# [Information shown]
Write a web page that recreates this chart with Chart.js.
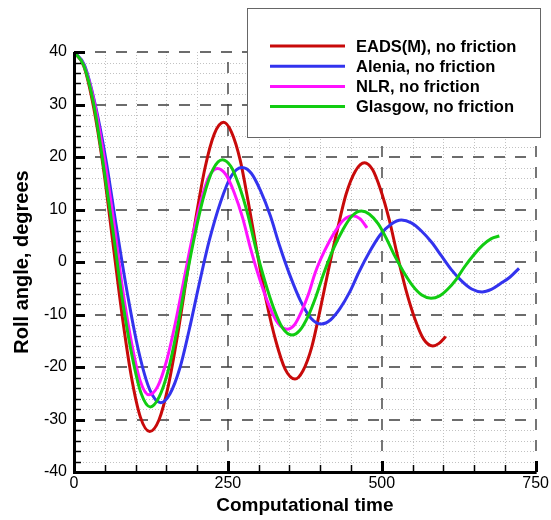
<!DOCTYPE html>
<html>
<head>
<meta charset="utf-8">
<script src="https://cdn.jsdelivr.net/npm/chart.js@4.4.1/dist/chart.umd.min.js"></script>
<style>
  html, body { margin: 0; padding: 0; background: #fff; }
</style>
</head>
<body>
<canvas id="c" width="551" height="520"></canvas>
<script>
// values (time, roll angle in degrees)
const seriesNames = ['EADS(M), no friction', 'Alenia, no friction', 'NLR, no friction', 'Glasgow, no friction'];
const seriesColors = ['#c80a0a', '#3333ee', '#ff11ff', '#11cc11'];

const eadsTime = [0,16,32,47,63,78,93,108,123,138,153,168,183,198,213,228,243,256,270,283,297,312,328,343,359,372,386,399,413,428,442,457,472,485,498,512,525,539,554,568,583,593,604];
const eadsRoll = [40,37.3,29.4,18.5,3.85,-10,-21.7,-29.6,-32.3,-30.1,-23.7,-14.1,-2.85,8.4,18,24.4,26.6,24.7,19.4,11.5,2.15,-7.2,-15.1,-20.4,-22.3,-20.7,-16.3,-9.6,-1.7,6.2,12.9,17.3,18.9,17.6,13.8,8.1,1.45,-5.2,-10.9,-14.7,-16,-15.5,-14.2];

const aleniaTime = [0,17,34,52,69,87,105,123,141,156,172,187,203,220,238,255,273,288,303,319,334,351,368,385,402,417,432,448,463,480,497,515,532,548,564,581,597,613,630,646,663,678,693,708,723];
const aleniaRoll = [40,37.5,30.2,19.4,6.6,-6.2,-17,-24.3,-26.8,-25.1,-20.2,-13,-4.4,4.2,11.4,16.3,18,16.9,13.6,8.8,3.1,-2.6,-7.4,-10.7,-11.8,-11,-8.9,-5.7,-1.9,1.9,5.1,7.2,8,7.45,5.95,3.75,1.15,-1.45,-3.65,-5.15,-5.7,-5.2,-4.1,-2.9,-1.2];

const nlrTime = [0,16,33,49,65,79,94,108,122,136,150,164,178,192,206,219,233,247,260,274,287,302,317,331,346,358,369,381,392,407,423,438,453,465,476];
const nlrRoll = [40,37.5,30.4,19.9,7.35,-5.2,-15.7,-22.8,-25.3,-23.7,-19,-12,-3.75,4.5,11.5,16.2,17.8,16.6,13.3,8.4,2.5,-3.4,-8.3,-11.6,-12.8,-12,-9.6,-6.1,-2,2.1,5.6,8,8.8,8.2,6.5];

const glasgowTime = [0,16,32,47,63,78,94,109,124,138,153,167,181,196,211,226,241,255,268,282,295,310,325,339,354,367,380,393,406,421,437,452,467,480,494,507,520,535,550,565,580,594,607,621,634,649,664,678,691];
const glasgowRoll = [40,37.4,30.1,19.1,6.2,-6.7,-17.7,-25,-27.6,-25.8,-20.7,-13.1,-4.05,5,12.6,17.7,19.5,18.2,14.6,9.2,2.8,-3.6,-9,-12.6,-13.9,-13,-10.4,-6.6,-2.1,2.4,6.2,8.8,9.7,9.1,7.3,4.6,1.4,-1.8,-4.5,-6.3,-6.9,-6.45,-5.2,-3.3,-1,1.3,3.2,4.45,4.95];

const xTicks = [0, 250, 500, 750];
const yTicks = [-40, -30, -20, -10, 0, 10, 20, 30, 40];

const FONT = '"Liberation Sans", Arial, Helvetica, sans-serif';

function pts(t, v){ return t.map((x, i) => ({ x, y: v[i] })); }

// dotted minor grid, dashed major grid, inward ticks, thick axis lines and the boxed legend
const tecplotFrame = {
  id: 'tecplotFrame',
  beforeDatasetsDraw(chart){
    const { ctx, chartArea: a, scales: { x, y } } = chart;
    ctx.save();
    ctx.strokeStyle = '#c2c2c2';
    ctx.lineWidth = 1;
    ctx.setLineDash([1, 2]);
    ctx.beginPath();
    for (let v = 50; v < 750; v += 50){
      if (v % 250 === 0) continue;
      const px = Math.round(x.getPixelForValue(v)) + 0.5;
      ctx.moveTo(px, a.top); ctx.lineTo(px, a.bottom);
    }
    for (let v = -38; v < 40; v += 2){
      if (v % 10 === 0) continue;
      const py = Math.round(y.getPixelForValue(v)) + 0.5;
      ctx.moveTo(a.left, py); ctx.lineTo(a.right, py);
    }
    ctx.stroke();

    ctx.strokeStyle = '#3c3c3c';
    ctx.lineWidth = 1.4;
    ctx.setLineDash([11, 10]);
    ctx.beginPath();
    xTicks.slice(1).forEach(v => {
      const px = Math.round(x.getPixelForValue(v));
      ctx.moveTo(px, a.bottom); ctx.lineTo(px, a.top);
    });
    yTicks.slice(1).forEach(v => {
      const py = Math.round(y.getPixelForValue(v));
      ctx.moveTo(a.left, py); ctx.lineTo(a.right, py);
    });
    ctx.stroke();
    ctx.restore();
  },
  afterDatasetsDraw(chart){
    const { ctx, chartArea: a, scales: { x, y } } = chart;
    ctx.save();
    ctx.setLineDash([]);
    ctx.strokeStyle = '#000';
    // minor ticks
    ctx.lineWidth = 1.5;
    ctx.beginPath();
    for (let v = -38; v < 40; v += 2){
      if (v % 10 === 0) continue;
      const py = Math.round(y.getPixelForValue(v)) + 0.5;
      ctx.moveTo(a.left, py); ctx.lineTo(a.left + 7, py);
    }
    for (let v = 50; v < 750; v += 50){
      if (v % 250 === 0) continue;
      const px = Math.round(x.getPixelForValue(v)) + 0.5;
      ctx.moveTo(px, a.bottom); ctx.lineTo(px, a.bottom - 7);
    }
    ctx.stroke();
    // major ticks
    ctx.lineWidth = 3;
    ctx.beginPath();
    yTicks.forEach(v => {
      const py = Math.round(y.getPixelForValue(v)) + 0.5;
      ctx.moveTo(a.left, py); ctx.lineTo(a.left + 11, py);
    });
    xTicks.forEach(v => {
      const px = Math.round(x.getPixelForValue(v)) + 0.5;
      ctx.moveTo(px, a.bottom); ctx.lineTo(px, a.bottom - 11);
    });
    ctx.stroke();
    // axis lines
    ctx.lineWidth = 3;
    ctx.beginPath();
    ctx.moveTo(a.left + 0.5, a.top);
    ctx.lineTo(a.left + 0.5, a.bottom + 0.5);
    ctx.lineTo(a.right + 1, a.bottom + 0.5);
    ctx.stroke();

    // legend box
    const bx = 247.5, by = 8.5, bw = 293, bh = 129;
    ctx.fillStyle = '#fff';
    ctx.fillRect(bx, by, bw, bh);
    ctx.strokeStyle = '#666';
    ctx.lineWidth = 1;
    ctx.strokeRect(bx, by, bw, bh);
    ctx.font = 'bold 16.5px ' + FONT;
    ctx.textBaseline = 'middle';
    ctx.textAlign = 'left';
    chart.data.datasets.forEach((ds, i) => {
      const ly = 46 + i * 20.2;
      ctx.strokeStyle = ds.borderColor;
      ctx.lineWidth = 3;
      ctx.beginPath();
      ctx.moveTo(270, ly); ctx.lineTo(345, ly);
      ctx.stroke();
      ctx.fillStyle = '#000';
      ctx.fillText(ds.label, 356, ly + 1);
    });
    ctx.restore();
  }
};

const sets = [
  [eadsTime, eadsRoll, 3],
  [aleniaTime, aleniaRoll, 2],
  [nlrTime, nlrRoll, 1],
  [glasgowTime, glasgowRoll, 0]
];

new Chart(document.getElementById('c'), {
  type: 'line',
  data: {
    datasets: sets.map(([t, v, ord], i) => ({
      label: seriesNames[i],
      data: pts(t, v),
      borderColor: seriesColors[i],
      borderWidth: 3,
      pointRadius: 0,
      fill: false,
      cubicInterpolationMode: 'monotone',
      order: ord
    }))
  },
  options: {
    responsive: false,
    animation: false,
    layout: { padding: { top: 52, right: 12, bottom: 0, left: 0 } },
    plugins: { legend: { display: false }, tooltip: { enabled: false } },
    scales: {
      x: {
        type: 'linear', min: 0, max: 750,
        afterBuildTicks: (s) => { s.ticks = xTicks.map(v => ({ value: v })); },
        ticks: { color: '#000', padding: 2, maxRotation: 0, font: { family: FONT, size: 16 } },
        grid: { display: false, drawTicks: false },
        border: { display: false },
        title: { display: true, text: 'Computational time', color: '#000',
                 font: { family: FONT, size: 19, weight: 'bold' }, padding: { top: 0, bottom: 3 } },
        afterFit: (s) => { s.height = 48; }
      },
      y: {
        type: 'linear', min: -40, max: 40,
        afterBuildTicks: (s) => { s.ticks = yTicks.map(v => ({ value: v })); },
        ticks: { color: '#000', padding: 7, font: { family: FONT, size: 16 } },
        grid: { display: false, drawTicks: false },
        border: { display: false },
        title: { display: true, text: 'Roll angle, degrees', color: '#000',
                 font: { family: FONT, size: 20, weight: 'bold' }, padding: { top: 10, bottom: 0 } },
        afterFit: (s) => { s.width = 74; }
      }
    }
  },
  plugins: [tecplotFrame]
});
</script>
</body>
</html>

# [The problem]
Repeat only the lines from the beginning of the material through the line containing "['#c80a0a', '#3333ee', '#ff11ff', '#11cc11'];", both ends kept, leaving pictures out.

# [Correct response]
Write a web page that recreates this chart with Chart.js.
<!DOCTYPE html>
<html>
<head>
<meta charset="utf-8">
<script src="https://cdn.jsdelivr.net/npm/chart.js@4.4.1/dist/chart.umd.min.js"></script>
<style>
  html, body { margin: 0; padding: 0; background: #fff; }
</style>
</head>
<body>
<canvas id="c" width="551" height="520"></canvas>
<script>
// values (time, roll angle in degrees)
const seriesNames = ['EADS(M), no friction', 'Alenia, no friction', 'NLR, no friction', 'Glasgow, no friction'];
const seriesColors = ['#c80a0a', '#3333ee', '#ff11ff', '#11cc11'];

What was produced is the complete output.